Oscillating sources in a shear flow with a free surface

TL;DR

This paper develops a linearized theory for oscillating sources in a shear flow with a free surface, revealing a new critical layer-like flow and vortex street phenomena in rotational flow, extending potential theory to more realistic conditions.

Contribution

It introduces the first linearized solutions for oscillating sources in rotational shear flows, uncovering new flow structures absent in irrotational models.

Findings

Discovery of a critical layer-like flow drifting downstream at the source depth.

Identification of a vortex street phenomenon in 3D at every depth.

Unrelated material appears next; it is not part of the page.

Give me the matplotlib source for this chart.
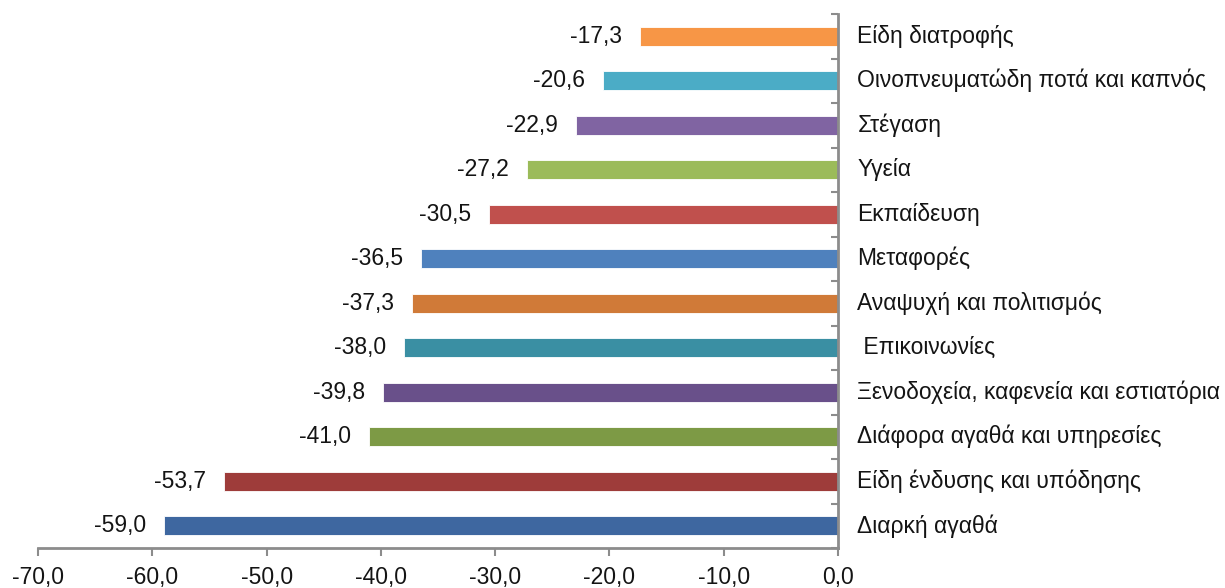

Extension of potential theory to include rotational shear flows.

Abstract

We report on progress on the free surface flow in the presence of submerged oscillating line sources (2D) or point sources (3D) when a simple shear flow is present varying linearly with depth. Such sources are in routine use as Green functions in the realm of potential theory for calculating wave-body interactions, but no such theory exists in for rotational flow. We solve the linearized problem in 2D and 3D from first principles, based on the Euler equations, when the sources are at rest relative to the undisturbed surface. Both in 2D and 3D a new type of solution appears compared to irrotational case, a critical layer-like flow whose surface manifestation ("wave") drifts downstream from the source at the velocity of the flow at the source depth. We analyse the additional vorticity in light of the vorticity equation and provide a simple physical argument why a critical layer is a necessary consequence of Kelvin's circulation theorem. In 3D a related critical layer phenomenon occurs at every depth, whereby a street of counter-rotating vortices in the horizontal plane drift downstream at the local flow velocity.